WHAT THIS TASK INVOLVES -> Repeat exactly, and only, the lines below starting at the line that contains "Write the matplotlib code for this chart." and ending at the line that contains "return C[:, 0], C[:, 1]", inclusive of both.

DATA ROWS ->
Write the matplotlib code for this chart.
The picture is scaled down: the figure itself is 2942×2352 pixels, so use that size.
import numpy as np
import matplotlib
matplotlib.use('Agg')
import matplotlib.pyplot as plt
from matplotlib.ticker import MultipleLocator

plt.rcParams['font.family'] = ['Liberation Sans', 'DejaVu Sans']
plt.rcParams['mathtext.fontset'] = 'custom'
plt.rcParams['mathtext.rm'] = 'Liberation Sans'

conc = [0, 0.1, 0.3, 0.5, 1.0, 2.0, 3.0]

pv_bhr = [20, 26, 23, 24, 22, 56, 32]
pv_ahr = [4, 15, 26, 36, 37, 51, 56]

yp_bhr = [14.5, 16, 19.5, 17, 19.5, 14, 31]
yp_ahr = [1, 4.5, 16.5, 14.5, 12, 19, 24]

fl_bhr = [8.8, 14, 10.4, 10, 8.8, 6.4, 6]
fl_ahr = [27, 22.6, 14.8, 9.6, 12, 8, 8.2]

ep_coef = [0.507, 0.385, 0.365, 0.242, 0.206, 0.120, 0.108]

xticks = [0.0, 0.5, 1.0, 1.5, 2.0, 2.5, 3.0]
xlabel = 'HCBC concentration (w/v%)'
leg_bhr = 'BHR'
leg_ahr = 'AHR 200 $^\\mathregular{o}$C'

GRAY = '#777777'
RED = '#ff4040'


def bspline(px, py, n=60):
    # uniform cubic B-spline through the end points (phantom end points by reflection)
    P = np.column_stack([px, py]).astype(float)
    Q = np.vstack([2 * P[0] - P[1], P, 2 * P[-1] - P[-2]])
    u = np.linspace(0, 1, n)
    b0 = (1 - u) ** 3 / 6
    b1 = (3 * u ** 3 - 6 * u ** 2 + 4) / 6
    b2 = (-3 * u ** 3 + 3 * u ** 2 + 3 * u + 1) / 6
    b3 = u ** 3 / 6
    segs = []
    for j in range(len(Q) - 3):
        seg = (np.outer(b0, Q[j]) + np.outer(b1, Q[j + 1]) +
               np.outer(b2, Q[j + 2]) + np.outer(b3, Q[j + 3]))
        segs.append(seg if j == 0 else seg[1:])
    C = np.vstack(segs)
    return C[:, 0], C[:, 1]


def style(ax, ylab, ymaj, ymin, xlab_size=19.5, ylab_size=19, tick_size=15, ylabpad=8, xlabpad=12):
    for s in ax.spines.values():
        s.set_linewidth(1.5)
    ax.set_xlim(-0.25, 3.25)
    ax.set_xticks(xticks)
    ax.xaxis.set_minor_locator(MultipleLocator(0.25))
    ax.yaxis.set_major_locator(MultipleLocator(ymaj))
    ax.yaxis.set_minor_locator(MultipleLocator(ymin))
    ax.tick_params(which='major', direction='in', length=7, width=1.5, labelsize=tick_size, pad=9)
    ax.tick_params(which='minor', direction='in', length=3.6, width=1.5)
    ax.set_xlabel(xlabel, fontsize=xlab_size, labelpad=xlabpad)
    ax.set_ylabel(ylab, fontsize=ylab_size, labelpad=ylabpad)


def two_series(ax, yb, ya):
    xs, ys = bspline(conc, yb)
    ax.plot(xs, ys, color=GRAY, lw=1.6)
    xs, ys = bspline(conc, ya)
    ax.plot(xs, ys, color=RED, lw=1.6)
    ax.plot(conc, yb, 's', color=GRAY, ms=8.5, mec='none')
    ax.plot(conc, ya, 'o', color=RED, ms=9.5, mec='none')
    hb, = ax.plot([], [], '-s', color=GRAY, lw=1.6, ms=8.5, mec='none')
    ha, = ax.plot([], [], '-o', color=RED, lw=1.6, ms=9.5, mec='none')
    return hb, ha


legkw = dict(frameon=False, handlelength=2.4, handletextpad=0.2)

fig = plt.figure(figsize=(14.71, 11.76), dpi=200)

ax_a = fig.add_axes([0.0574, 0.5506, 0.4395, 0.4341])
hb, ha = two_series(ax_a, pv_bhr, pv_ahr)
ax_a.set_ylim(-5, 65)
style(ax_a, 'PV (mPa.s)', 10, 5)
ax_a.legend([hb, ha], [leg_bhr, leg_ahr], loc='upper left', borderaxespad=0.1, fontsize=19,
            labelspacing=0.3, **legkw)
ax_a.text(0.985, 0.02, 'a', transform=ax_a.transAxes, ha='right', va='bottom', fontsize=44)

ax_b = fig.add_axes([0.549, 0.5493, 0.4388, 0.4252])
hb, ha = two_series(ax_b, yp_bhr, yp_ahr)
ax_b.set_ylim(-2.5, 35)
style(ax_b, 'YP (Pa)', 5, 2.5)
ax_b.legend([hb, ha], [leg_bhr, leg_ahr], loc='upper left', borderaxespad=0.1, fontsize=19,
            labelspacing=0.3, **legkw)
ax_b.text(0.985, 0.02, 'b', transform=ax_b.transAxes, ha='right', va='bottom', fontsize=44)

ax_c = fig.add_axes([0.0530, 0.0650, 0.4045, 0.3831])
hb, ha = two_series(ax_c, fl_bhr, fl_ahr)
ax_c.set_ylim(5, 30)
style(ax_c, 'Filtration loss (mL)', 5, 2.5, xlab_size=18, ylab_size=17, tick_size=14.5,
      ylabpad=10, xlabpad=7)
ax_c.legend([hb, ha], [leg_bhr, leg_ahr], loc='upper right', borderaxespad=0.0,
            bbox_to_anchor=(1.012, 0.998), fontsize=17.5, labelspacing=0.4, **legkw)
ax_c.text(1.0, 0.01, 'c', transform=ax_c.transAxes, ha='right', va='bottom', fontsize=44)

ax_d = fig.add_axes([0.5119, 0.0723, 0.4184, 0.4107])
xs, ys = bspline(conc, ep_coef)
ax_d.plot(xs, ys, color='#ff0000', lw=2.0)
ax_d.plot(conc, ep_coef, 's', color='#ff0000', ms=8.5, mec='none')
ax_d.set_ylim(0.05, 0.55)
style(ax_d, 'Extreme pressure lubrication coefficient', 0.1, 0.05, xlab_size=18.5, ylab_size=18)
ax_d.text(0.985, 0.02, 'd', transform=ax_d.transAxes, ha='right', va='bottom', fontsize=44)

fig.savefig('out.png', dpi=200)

--

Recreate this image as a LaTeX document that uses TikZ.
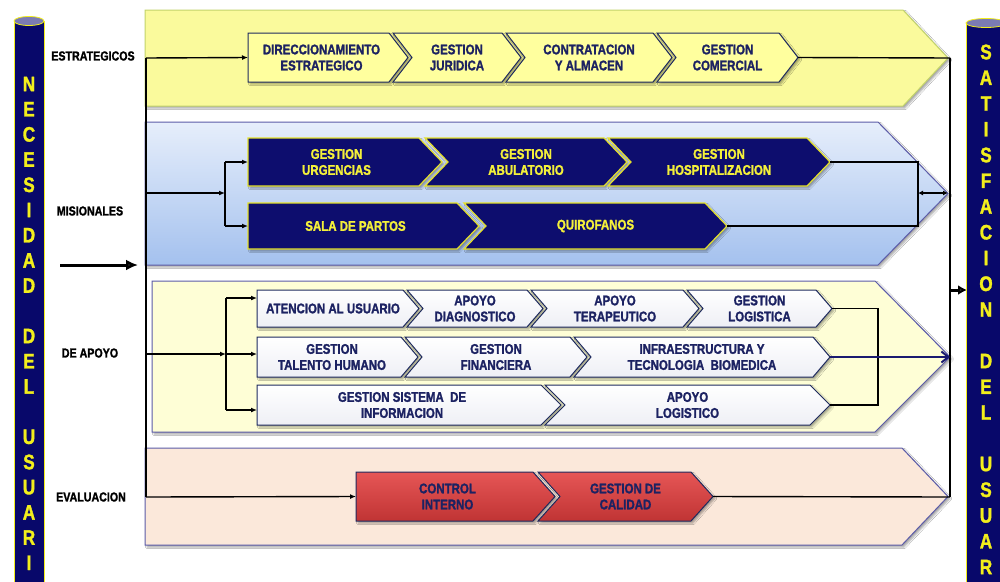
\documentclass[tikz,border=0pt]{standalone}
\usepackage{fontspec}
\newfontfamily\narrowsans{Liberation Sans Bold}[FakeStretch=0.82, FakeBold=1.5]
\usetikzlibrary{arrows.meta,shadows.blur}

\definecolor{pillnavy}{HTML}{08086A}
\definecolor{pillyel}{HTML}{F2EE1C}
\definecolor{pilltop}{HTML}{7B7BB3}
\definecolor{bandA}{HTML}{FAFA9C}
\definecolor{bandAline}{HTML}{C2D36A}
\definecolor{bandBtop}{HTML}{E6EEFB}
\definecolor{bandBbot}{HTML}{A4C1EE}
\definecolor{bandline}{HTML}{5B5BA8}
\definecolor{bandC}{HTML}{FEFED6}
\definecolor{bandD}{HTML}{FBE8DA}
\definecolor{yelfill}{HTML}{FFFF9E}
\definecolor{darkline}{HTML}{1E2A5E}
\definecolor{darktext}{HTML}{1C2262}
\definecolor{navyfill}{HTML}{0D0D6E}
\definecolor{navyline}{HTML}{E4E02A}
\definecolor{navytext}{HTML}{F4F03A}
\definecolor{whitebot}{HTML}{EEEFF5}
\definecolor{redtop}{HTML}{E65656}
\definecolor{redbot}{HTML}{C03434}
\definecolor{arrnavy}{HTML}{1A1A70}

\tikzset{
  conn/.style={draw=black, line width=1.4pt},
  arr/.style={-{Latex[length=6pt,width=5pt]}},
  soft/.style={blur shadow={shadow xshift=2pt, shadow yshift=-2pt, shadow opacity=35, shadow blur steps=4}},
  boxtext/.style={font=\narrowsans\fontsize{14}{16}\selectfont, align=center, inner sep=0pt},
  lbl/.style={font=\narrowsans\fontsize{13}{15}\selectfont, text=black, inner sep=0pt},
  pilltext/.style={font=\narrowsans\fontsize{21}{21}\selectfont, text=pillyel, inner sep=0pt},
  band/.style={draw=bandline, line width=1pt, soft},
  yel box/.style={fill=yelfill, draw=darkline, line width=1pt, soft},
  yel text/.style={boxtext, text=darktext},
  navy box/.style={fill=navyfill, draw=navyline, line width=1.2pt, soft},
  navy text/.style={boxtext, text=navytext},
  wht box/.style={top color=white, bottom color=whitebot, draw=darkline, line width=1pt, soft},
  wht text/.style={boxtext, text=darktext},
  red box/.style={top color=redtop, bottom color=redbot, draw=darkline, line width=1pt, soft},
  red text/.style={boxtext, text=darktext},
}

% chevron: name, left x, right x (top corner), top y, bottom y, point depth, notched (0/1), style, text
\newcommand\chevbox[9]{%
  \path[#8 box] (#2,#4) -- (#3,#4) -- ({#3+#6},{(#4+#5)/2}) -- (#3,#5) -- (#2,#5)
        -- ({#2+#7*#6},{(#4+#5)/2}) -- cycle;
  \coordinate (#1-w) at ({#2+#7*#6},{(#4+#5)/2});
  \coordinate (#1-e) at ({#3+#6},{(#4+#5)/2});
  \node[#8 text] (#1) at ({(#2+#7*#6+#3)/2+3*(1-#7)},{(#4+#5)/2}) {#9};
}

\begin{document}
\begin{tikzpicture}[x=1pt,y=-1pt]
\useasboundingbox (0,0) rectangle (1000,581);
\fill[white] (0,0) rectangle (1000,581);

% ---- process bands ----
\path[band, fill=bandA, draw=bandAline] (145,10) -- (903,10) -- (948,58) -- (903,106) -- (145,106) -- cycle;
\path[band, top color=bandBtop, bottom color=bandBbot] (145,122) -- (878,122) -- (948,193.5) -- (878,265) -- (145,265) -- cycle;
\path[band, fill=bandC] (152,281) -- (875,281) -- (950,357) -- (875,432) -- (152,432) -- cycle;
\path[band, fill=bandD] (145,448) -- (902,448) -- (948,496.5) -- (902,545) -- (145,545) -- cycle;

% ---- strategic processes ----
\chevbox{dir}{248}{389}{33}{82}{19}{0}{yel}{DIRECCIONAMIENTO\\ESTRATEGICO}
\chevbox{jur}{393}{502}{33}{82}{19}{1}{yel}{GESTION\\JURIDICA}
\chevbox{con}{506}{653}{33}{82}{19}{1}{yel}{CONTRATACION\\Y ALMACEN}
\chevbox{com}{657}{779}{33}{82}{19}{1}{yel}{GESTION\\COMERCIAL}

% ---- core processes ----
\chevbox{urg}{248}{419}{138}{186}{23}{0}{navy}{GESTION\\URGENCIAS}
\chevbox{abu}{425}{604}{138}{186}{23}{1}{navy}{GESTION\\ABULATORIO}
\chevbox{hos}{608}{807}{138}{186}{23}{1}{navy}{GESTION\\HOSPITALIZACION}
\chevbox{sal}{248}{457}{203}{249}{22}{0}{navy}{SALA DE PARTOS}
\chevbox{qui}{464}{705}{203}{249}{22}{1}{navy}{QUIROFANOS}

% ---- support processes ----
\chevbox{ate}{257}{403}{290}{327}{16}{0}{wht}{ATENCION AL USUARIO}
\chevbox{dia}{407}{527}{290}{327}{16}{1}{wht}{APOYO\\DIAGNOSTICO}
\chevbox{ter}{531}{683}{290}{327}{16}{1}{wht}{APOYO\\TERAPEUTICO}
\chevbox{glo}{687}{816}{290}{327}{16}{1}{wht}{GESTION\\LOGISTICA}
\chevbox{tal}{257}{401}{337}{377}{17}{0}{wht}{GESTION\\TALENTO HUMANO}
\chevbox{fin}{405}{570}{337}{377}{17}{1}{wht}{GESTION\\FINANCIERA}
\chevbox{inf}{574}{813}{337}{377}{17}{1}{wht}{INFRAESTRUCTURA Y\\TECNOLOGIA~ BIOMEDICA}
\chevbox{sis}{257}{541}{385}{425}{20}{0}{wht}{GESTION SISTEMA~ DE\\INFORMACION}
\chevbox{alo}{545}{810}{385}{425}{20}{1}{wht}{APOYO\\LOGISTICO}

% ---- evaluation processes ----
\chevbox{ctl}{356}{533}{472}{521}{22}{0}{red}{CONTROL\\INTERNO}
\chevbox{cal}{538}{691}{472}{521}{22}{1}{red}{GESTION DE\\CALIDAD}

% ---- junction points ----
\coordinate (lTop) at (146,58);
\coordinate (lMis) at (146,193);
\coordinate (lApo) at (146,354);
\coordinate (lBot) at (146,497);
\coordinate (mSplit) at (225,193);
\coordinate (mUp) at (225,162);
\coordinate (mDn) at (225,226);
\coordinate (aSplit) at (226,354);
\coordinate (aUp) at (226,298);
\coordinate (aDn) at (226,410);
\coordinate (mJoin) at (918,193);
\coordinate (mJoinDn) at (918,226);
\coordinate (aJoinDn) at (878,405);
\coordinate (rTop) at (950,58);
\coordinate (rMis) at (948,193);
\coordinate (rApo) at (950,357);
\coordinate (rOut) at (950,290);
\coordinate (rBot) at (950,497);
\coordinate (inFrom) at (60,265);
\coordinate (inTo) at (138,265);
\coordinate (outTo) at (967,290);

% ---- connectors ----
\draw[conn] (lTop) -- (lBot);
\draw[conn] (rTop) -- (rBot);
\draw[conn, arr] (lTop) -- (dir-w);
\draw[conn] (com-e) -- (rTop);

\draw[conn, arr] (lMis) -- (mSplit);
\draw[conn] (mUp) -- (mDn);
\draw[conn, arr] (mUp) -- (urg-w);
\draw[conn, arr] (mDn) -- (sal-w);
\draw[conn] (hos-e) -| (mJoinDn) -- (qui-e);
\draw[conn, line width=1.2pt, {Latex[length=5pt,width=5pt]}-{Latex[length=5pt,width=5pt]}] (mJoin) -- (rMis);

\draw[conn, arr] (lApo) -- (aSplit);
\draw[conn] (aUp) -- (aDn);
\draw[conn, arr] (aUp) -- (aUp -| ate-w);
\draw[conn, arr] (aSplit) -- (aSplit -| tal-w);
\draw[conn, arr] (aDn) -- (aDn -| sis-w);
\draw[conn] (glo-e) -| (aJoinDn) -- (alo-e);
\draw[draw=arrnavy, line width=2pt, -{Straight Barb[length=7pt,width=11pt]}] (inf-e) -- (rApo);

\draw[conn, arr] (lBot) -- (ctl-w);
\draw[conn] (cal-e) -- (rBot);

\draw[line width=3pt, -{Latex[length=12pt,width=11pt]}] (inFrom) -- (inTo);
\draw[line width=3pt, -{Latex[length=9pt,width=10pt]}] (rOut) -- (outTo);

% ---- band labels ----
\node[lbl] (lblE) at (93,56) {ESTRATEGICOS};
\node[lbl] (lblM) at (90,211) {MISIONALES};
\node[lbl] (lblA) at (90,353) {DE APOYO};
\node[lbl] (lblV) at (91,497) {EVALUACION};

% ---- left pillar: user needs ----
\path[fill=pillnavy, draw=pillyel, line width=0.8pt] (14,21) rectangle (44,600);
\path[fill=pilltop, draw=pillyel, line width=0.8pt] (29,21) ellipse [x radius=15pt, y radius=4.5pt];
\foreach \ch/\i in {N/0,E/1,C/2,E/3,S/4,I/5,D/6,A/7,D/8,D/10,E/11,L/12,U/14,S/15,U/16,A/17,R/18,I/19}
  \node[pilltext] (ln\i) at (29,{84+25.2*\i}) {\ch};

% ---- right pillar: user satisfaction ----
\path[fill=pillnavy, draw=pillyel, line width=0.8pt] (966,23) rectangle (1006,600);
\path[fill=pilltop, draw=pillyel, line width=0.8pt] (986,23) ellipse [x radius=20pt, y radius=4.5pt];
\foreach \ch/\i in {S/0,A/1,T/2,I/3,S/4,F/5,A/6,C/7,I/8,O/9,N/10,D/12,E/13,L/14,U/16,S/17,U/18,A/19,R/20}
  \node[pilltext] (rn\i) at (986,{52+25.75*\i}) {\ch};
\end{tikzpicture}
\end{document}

ANSWER ->
Write the matplotlib code for this chart.
The picture is scaled down: the figure itself is 2942×2352 pixels, so use that size.
import numpy as np
import matplotlib
matplotlib.use('Agg')
import matplotlib.pyplot as plt
from matplotlib.ticker import MultipleLocator

plt.rcParams['font.family'] = ['Liberation Sans', 'DejaVu Sans']
plt.rcParams['mathtext.fontset'] = 'custom'
plt.rcParams['mathtext.rm'] = 'Liberation Sans'

conc = [0, 0.1, 0.3, 0.5, 1.0, 2.0, 3.0]

pv_bhr = [20, 26, 23, 24, 22, 56, 32]
pv_ahr = [4, 15, 26, 36, 37, 51, 56]

yp_bhr = [14.5, 16, 19.5, 17, 19.5, 14, 31]
yp_ahr = [1, 4.5, 16.5, 14.5, 12, 19, 24]

fl_bhr = [8.8, 14, 10.4, 10, 8.8, 6.4, 6]
fl_ahr = [27, 22.6, 14.8, 9.6, 12, 8, 8.2]

ep_coef = [0.507, 0.385, 0.365, 0.242, 0.206, 0.120, 0.108]

xticks = [0.0, 0.5, 1.0, 1.5, 2.0, 2.5, 3.0]
xlabel = 'HCBC concentration (w/v%)'
leg_bhr = 'BHR'
leg_ahr = 'AHR 200 $^\\mathregular{o}$C'

GRAY = '#777777'
RED = '#ff4040'


def bspline(px, py, n=60):
    # uniform cubic B-spline through the end points (phantom end points by reflection)
    P = np.column_stack([px, py]).astype(float)
    Q = np.vstack([2 * P[0] - P[1], P, 2 * P[-1] - P[-2]])
    u = np.linspace(0, 1, n)
    b0 = (1 - u) ** 3 / 6
    b1 = (3 * u ** 3 - 6 * u ** 2 + 4) / 6
    b2 = (-3 * u ** 3 + 3 * u ** 2 + 3 * u + 1) / 6
    b3 = u ** 3 / 6
    segs = []
    for j in range(len(Q) - 3):
        seg = (np.outer(b0, Q[j]) + np.outer(b1, Q[j + 1]) +
               np.outer(b2, Q[j + 2]) + np.outer(b3, Q[j + 3]))
        segs.append(seg if j == 0 else seg[1:])
    C = np.vstack(segs)
    return C[:, 0], C[:, 1]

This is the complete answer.